Societe Generale analysts highlight that the Japanese Yen remains significantly undervalued against the US Dollar, with the current USD/JPY exchange rate far above its purchasing power parity (PPP) fair value, which they estimate to be near 95 [1]. Despite this, the Yen continues to serve as a 'carry currency' due to its rate differential with other central banks, making it attractive for carry trades, although the advantage is less pronounced than in the past [1].
The analysts note that recent spikes in USD/JPY towards the 160 level were met with foreign exchange interventions, which only temporarily halted the Yen's depreciation [1]. They also point to a surging Nikkei index as a potential sign of improvement in Japan's economy, suggesting that the market's complacency with short-Yen positions could be at risk if Japanese authorities take action to guide USD/JPY lower [1].

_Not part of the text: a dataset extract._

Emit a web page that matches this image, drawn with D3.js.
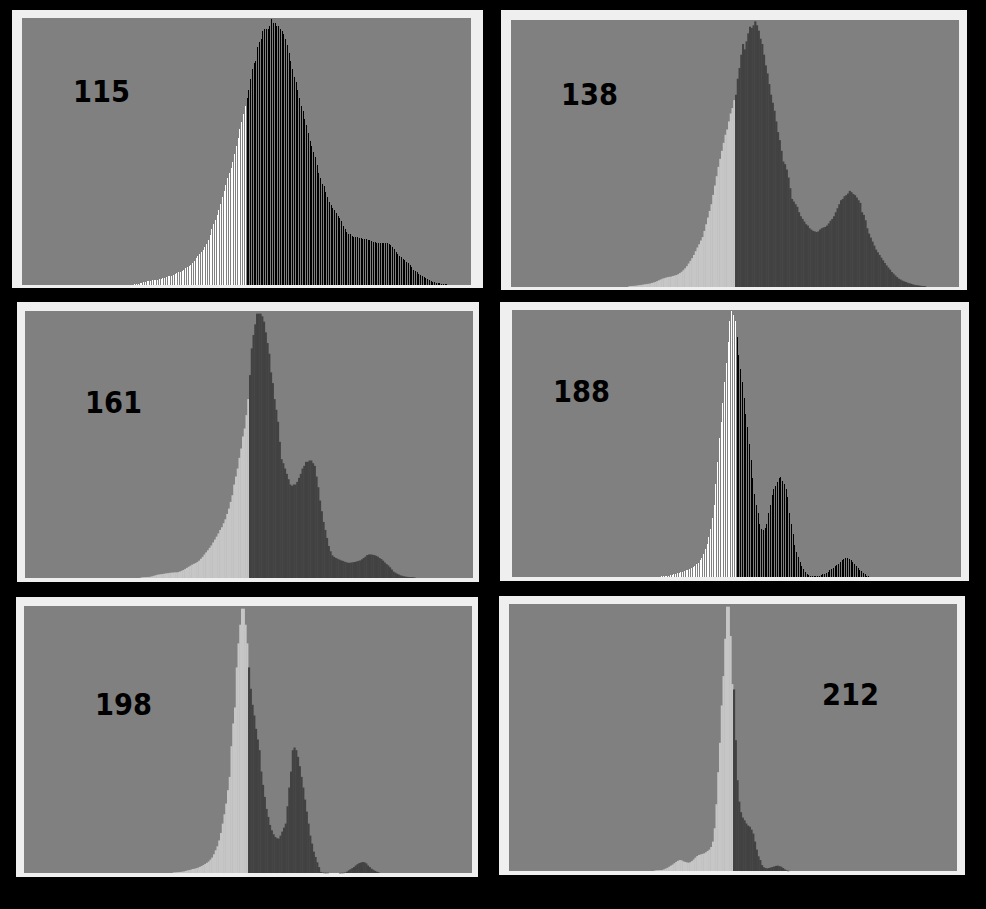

Societe Generale suggests that the Bank of Japan (BoJ) and the Ministry of Finance (MoF) may intervene to help USD/JPY fall, but likely only to the 150 level, rather than the 140 level seen in previous corrections [1]. This indicates a possible shift in policy stance, which could impact carry trade strategies and market positioning [1].
CONCLUSION
Societe Generale sees the Yen as deeply undervalued and warns that persistent carry trades could be vulnerable if Japanese authorities act to strengthen the currency. While interventions have so far only provided temporary relief, a policy shift guiding USD/JPY toward 150 could disrupt current market dynamics. Investors should be cautious of complacency in short-Yen positions.